Chris Burden è un artista statunitense famoso per le sue performances cruente e provocatorie, al limite della resistenza umana. Nato nel 1946 a Boston, ebbe tra i suoi insegnanti anche Robert Irwin, che lo avvicinò al concetto di ‘installazioni artistiche ‘, focalizzate principalmente sui sensi e le percezioni.
In un mondo che tende ad anestetizzare il pubblico, rendendolo spettatore passivo, le imprese di Burden riportano violentemente in vita tutte le emozioni, analizzandone le conseguenti implicazioni psicologiche, spesso terrificanti, legate alla consapevolezza del corpo ed alla sua fragilità.

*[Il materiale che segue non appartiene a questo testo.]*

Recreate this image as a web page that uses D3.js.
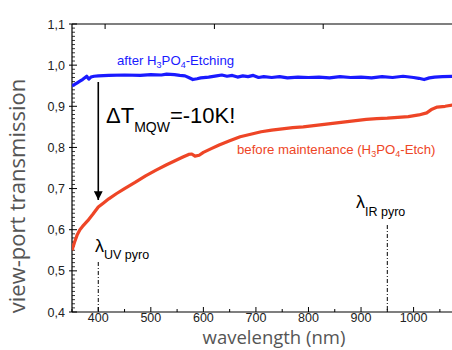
<!DOCTYPE html>
<html><head><meta charset="utf-8">
<script src="https://cdn.jsdelivr.net/npm/d3@7"></script>
<style>body{margin:0;background:#fff}svg{display:block}</style>
</head><body>
<svg id="c" width="452" height="350"></svg>
<script>
// ---- data ----
const blueWl  = [350,355,360,365,370,375,378,382,386,392,400,420,450,480,500,520,530,545,555,565,572,580,588,595,610,625,635,645,655,665,675,685,695,705,715,730,745,760,780,800,820,840,860,880,900,920,940,960,980,1000,1010,1020,1030,1040,1055,1075];
const blueT   = [0.950,0.953,0.957,0.961,0.965,0.970,0.973,0.966,0.971,0.973,0.974,0.975,0.976,0.975,0.977,0.976,0.978,0.977,0.975,0.974,0.970,0.965,0.967,0.969,0.971,0.974,0.976,0.973,0.975,0.971,0.974,0.972,0.975,0.970,0.972,0.970,0.972,0.969,0.971,0.970,0.971,0.969,0.972,0.970,0.971,0.969,0.972,0.970,0.973,0.970,0.968,0.965,0.969,0.971,0.972,0.973];
const redWl   = [350,355,360,365,370,380,390,400,410,420,435,450,470,490,510,530,545,560,572,578,584,592,600,615,630,650,670,690,710,730,750,770,790,810,830,850,870,890,910,930,950,970,990,1010,1025,1035,1045,1060,1075];
const redT    = [0.550,0.570,0.588,0.600,0.608,0.622,0.638,0.655,0.665,0.675,0.688,0.700,0.715,0.731,0.745,0.758,0.767,0.776,0.783,0.784,0.779,0.781,0.788,0.797,0.806,0.816,0.826,0.832,0.838,0.842,0.845,0.848,0.850,0.853,0.856,0.859,0.862,0.865,0.868,0.870,0.871,0.873,0.875,0.879,0.884,0.893,0.898,0.900,0.903];
const xTicks = [400,500,600,700,800,900,1000];
const yTicks = [0.4,0.5,0.6,0.7,0.8,0.9,1.0,1.1];
const topTicks = [413,621,828];
const uvWl = 400, irWl = 950;

// ---- layout ----
const L=72, R=453, T=24, B=312;
const x = d3.scaleLinear().domain([350,1075]).range([L,R]);
const y = d3.scaleLinear().domain([0.4,1.1]).range([B,T]);
const svg = d3.select("#c");
const fmt = d=>d3.format(".1f")(d).replace(".",",");

svg.append("clipPath").attr("id","clip").append("rect")
  .attr("x",L).attr("y",T).attr("width",R-L).attr("height",B-T);

// frame
svg.append("line").attr("x1",L).attr("x2",452).attr("y1",T).attr("y2",T).attr("stroke","#000").attr("stroke-width",1.2);
svg.append("line").attr("x1",L).attr("x2",452).attr("y1",B).attr("y2",B).attr("stroke","#000").attr("stroke-width",1.2);
svg.append("line").attr("x1",L).attr("x2",L).attr("y1",T).attr("y2",B).attr("stroke","#000").attr("stroke-width",1.2);

// x ticks (inside)
const xMinor = d3.range(350,1076,50).filter(v=>!xTicks.includes(v));
svg.selectAll(".xt").data(xTicks).join("line").attr("x1",d=>x(d)).attr("x2",d=>x(d))
  .attr("y1",B).attr("y2",B-5).attr("stroke","#000").attr("stroke-width",1);
svg.selectAll(".xm").data(xMinor).join("line").attr("x1",d=>x(d)).attr("x2",d=>x(d))
  .attr("y1",B).attr("y2",B-3).attr("stroke","#000").attr("stroke-width",1);
svg.selectAll(".xl").data(xTicks).join("text").attr("x",d=>x(d)).attr("y",321.5)
  .attr("text-anchor","middle").attr("font-family","Liberation Sans, Arial").attr("font-size",12.5)
  .attr("fill","#222").text(d=>d);
// top ticks
svg.selectAll(".tt").data(topTicks).join("line").attr("x1",d=>x(d)).attr("x2",d=>x(d))
  .attr("y1",T).attr("y2",T+5).attr("stroke","#000").attr("stroke-width",1);

// y ticks
const yMinor = d3.range(40,111,1).map(v=>v/100).filter(v=>Math.round(v*100)%10!==0);
svg.selectAll(".yt").data(yTicks).join("line").attr("x1",L-3).attr("x2",L+5)
  .attr("y1",d=>y(d)).attr("y2",d=>y(d)).attr("stroke","#000").attr("stroke-width",1);
svg.selectAll(".ym").data(yMinor).join("line").attr("x1",L).attr("x2",L+3)
  .attr("y1",d=>y(d)).attr("y2",d=>y(d)).attr("stroke","#000").attr("stroke-width",0.8);
svg.selectAll(".yl").data(yTicks).join("text").attr("x",65).attr("y",d=>y(d)+4.5)
  .attr("text-anchor","end").attr("font-family","Liberation Sans, Arial").attr("font-size",12.5)
  .attr("fill","#222").text(fmt);

// axis titles
svg.append("text").attr("x",274).attr("y",344).attr("text-anchor","middle")
  .attr("font-family","Open Sans").attr("font-size",18.5).attr("fill","#555").text("wavelength (nm)");
svg.append("text").attr("transform","translate(25,196) rotate(-90)").attr("text-anchor","middle")
  .attr("font-family","Open Sans").attr("font-size",22).attr("fill","#555").text("view-port transmission");

// pyro lines
[[uvWl,262],[irWl,225]].forEach(([w,top])=>{
  svg.append("line").attr("x1",x(w)).attr("x2",x(w)).attr("y1",top).attr("y2",B)
    .attr("stroke","#000").attr("stroke-width",1).attr("stroke-dasharray","4,2,1,2");
});

// curves
const line = d3.line().x(d=>x(d[0])).y(d=>y(d[1]));
const g = svg.append("g").attr("clip-path","url(#clip)");
g.append("path").attr("d",line(d3.zip(redWl,redT))).attr("fill","none")
  .attr("stroke","#ee4526").attr("stroke-width",3.2).attr("stroke-linejoin","round");
g.append("path").attr("d",line(d3.zip(blueWl,blueT))).attr("fill","none")
  .attr("stroke","#1a1aff").attr("stroke-width",3.2).attr("stroke-linejoin","round");

// arrow
svg.append("defs").append("marker").attr("id","ah").attr("viewBox","0 0 10 10")
  .attr("refX",10).attr("refY",5).attr("markerWidth",5.5).attr("markerHeight",5.5)
  .attr("markerUnits","strokeWidth").attr("orient","auto")
  .append("path").attr("d","M0,0 L10,5 L0,10 Z").attr("fill","#000");
svg.append("line").attr("x1",x(uvWl)).attr("x2",x(uvWl)).attr("y1",82).attr("y2",200)
  .attr("stroke","#000").attr("stroke-width",1.6).attr("marker-end","url(#ah)");

// annotations
const f="Liberation Sans, Arial";
const t1 = svg.append("text").attr("x",117).attr("y",65).attr("font-family",f).attr("font-size",13.2).attr("fill","#1a1aff");
t1.append("tspan").text("after H");
t1.append("tspan").attr("dy",3).attr("font-size",9).text("3");
t1.append("tspan").attr("dy",-3).text("PO");
t1.append("tspan").attr("dy",3).attr("font-size",9).text("4");
t1.append("tspan").attr("dy",-3).text("-Etching");

const t2 = svg.append("text").attr("x",237).attr("y",154).attr("font-family",f).attr("font-size",13.2).attr("fill","#ee4526");
t2.append("tspan").text("before maintenance (H");
t2.append("tspan").attr("dy",3).attr("font-size",9).text("3");
t2.append("tspan").attr("dy",-3).text("PO");
t2.append("tspan").attr("dy",3).attr("font-size",9).text("4");
t2.append("tspan").attr("dy",-3).text("-Etch)");

const t3 = svg.append("text").attr("x",106).attr("y",123).attr("font-family",f).attr("font-size",22).attr("fill","#000");
t3.append("tspan").text("ΔT");
t3.append("tspan").attr("dy",9).attr("font-size",14).text("MQW");
t3.append("tspan").attr("dy",-9).text("=-10K!");

const t4 = svg.append("text").attr("x",95).attr("y",252).attr("font-family",f).attr("font-size",18).attr("fill","#000");
t4.append("tspan").text("λ");
t4.append("tspan").attr("dy",7).attr("font-size",12.5).text("UV pyro");

const t5 = svg.append("text").attr("x",356).attr("y",208).attr("font-family",f).attr("font-size",18).attr("fill","#000");
t5.append("tspan").text("λ");
t5.append("tspan").attr("dy",8).attr("font-size",12.5).text("IR pyro");
</script>
</body></html>
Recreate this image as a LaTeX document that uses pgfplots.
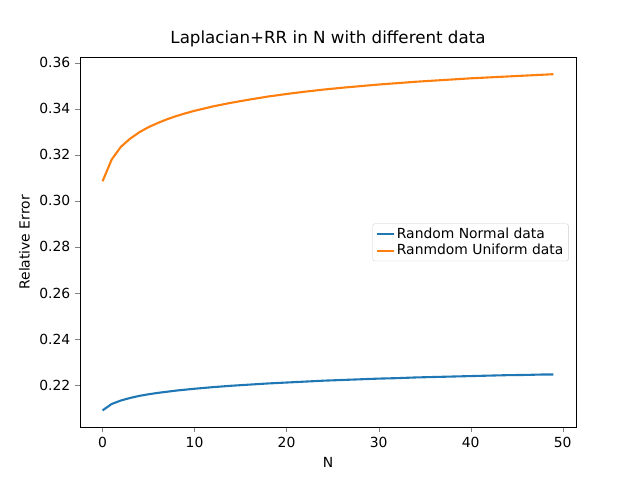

E’ con questi principi che nei primi anni ’70 l’artista, poco più che ventenne, comincia la sua carriera; è un periodo confuso, c’è la guerra nel Vietnam, Jim Morrison è morto da poco, ci sono i figli dei fiori e le rivoluzioni pacifiste, i media raccontano tutto con brutale parzialità, rendendo i propri spettatori utenti passivi ed immobili. Burden rifiuta tutto questo e costringe il pubblico a risvegliarsi dalla catarsi, a pensare che i proiettili che si vedono sugli schermi sono veri, che le ferite sanguinanti sono dolorose.
La sua performance più clamorosa di quegli anni è infatti ‘Shoot ‘, del 1971, per la quale convince un amico a sparargli addosso con un fucile calibro 22 da appena cinque metri. L’azione viene ripresa in un video, ma l’inesperienza del cameraman e l’inadeguatezza dei mezzi non rendono bene ciò che realmente succede, è l’ennesima prova che lo schermo filtra le situazioni, addomesticandole.

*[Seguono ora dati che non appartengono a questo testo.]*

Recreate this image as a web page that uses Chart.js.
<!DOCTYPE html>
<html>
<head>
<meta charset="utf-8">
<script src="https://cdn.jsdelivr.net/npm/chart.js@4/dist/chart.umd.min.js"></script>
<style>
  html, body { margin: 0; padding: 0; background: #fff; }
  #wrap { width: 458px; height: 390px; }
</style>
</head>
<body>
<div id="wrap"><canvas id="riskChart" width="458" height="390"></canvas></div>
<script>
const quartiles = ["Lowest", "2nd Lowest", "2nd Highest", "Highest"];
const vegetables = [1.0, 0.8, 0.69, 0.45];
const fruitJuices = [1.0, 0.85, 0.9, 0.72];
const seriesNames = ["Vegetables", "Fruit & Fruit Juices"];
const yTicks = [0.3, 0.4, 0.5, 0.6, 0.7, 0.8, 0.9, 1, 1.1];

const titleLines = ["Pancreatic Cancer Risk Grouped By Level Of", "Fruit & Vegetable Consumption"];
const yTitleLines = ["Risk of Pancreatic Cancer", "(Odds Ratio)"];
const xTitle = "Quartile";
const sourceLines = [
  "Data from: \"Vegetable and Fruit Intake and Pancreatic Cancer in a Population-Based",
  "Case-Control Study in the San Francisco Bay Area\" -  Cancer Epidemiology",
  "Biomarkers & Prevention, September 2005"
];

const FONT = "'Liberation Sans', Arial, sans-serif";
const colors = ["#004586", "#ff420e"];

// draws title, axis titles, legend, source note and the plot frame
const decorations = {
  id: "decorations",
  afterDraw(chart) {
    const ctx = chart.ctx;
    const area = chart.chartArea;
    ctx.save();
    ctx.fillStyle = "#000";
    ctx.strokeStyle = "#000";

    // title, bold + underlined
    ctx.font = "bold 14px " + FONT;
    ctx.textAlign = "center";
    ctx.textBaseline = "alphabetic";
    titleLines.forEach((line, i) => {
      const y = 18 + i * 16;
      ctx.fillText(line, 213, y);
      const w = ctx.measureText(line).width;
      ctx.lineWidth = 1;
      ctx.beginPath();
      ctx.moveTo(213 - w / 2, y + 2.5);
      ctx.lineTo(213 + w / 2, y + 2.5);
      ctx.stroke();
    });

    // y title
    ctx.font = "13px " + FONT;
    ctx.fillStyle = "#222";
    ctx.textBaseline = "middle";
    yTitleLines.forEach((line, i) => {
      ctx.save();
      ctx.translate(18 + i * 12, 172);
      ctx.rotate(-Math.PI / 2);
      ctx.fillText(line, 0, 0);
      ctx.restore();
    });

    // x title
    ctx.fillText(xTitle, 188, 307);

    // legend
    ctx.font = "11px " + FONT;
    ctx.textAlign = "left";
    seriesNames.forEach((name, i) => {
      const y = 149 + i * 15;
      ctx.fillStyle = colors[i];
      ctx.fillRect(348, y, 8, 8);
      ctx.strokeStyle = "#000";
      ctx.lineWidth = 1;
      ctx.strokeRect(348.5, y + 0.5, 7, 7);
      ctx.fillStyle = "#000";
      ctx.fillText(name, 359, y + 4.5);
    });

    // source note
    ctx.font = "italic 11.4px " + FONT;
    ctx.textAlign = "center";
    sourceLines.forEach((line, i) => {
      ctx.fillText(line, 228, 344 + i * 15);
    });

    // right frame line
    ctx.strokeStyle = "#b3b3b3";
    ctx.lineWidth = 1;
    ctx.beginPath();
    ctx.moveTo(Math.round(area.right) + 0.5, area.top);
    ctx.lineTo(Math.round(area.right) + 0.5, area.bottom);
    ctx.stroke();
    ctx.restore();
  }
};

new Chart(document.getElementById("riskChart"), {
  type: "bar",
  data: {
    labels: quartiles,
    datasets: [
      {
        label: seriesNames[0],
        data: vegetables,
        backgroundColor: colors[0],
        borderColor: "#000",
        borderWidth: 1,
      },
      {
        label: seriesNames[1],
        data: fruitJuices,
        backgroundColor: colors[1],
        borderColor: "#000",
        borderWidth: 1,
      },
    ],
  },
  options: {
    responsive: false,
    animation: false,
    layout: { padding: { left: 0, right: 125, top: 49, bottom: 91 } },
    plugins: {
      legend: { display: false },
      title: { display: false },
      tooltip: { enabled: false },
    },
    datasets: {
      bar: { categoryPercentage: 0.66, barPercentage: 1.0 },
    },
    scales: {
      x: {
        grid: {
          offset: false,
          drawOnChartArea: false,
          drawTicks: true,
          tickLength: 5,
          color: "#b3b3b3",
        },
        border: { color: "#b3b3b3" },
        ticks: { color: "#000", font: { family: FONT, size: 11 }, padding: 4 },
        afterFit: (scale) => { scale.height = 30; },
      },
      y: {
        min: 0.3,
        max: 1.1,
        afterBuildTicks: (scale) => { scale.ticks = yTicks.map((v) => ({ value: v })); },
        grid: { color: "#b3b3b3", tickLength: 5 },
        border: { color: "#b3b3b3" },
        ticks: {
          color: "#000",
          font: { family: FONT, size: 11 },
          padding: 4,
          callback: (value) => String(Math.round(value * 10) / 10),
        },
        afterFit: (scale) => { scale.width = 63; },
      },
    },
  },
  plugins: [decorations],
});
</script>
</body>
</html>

Il ragazzo ha paura, la sua vittima ancora di più. Burden ha lo sguardo allucinato, la tensione è altissima, chiede all’amico se ha capito bene cosa deve fare, basta un tremore, un piccolo errore, e finirà in tragedia. Tutto si risolve in un attimo, l’artista ne esce con una ferita al braccio; anni dopo in un’intervista dichiara: ‘ Penso che molta gente abbia mal compreso , credevano che avessi fatto questo lavoro per amore di sensazionalismo o per provare ad attirare l’attenzione. […] Era per vedere come reagivo mentalmente: era sapere che alle sette e mezza sarei andato a fare un’azione in cui qualcuno mi avrebbe sparato addosso .era come poter organizzare il destino o qualche cosa del genere , in una maniera controllata. L’aspetto violento non era molto importante , era, in fondo, il modo per poter sperimentare queste riflessioni ‘.

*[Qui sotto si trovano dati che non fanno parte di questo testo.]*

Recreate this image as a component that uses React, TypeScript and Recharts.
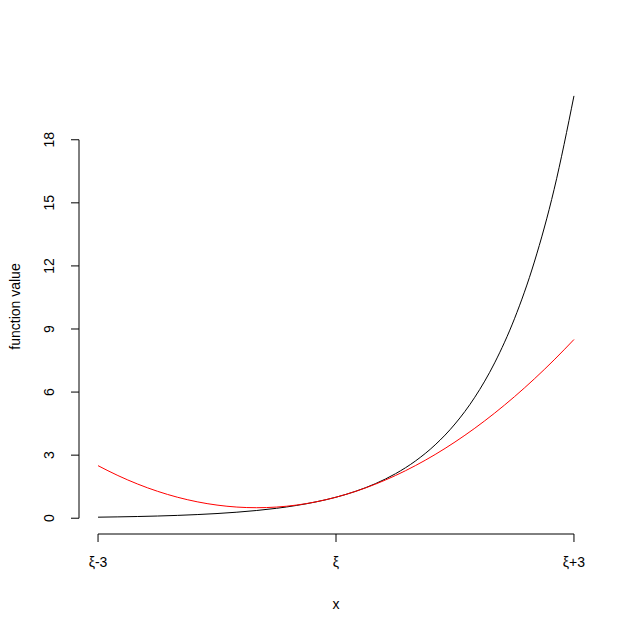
import React from 'react';
import { LineChart, Line, XAxis, YAxis, ReferenceLine } from 'recharts';

// offsets from xi
const xOffsets = [
  -3, -2.75, -2.5, -2.25, -2, -1.75, -1.5, -1.25, -1, -0.75, -0.5, -0.25, 0,
  0.25, 0.5, 0.75, 1, 1.25, 1.5, 1.75, 2, 2.25, 2.5, 2.75, 3,
];
const blackValues = [
  0.05, 0.064, 0.082, 0.105, 0.135, 0.174, 0.223, 0.287, 0.368, 0.472, 0.607,
  0.779, 1.0, 1.284, 1.649, 2.117, 2.718, 3.49, 4.482, 5.755, 7.389, 9.488,
  12.182, 15.643, 20.086,
];
const redValues = [
  2.5, 2.031, 1.625, 1.281, 1.0, 0.781, 0.625, 0.531, 0.5, 0.531, 0.625, 0.781,
  1.0, 1.281, 1.625, 2.031, 2.5, 3.031, 3.625, 4.281, 5.0, 5.781, 6.625, 7.531,
  8.5,
];
const xTicks = [-3, 0, 3];
const xTickLabels = ['ξ-3', 'ξ', 'ξ+3'];
const yTicks = [0, 3, 6, 9, 12, 15, 18];

const data = xOffsets.map((x, i) => ({ x, black: blackValues[i], red: redValues[i] }));

const FONT = '"Liberation Sans", Arial, sans-serif';
const FS = 14;

function XTick(props: any) {
  const { x, y, payload } = props;
  const idx = xTicks.indexOf(payload.value);
  return (
    <text x={x} y={y + 23} textAnchor="middle" fontSize={FS} fontFamily={FONT} fill="#000">
      {xTickLabels[idx]}
    </text>
  );
}

function YTick(props: any) {
  const { x, y, payload } = props;
  return (
    <text
      transform={`translate(${x - 15},${y}) rotate(-90)`}
      textAnchor="middle"
      fontSize={FS}
      fontFamily={FONT}
      fill="#000"
    >
      {payload.value}
    </text>
  );
}

export default function App() {
  return (
    <div style={{ position: 'absolute', left: 0, top: 0, background: '#fff' }}>
      <LineChart
        width={617}
        height={629}
        data={data}
        margin={{ top: 79, right: 24, left: 0, bottom: 0 }}
      >
        <XAxis
          dataKey="x"
          type="number"
          domain={[-3.24, 3.24]}
          ticks={xTicks}
          axisLine={false}
          tickSize={8}
          tickLine={{ stroke: '#000' }}
          tick={<XTick />}
          height={95}
          label={({ viewBox }: any) => (
            <text
              x={viewBox.x + viewBox.width / 2}
              y={609}
              textAnchor="middle"
              fontSize={FS}
              fontFamily={FONT}
              fill="#000"
            >
              x
            </text>
          )}
        />
        <YAxis
          type="number"
          domain={[-0.75, 20.89]}
          ticks={yTicks}
          axisLine={false}
          tickSize={8}
          tickLine={{ stroke: '#000' }}
          tick={<YTick />}
          width={79}
          label={({ viewBox }: any) => (
            <text
              transform={`translate(20,${viewBox.y + viewBox.height / 2}) rotate(-90)`}
              textAnchor="middle"
              fontSize={FS}
              fontFamily={FONT}
              fill="#000"
            >
              function value
            </text>
          )}
        />
        <ReferenceLine
          segment={[{ x: -3.24, y: 0 }, { x: -3.24, y: 18 }]}
          stroke="#000"
          ifOverflow="visible"
        />
        <ReferenceLine
          segment={[{ x: -3, y: -0.75 }, { x: 3, y: -0.75 }]}
          stroke="#000"
          ifOverflow="visible"
        />
        <Line
          dataKey="black"
          type="monotone"
          stroke="#000"
          strokeWidth={1}
          dot={false}
          isAnimationActive={false}
        />
        <Line
          dataKey="red"
          type="monotone"
          stroke="#ff0000"
          strokeWidth={1}
          dot={false}
          isAnimationActive={false}
        />
      </LineChart>
    </div>
  );
}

Ma è solo l’inizio, nel 1974 si fa letteralmente crocifiggere nel garage di un’abitazione in California, su una Volkswagen Beetle, il famoso maggiolino, con dei chiodi infissi nelle mani a martellate. L’auto viene poi fatta uscire dal garage ed esposta al pubblico con il motore su di giri per circa due minuti, durante i quali le vibrazioni causano forti dolori alle stigmate del ragazzo.
Da allora è tutto un susseguirsi di esplorazioni e provocazioni, come in ‘You’ll never see my face in Kansas City ‘, che lo vede seduto, immobile, per tre ore, davanti ad un pannello che nasconde agli spettatori la testa. La performance prosegue nel corso del soggiorno nella cittadina americana; Burden, infatti, gira indossando un passamontagna che lo nasconde ininterrottamente alla curiosità crescente degli abitanti.
La sua arte ha provocato, come era nelle intenzioni originali, reazioni di ogni tipo ed ha ispirato numerosi artisti, tra i quali David Bowie, che lo cita in ‘Joe the lion ‘ e Laurie Anderson in ‘It’s Not the Bullet that Kills You – It’s the Hole (for Chris Burden)‘.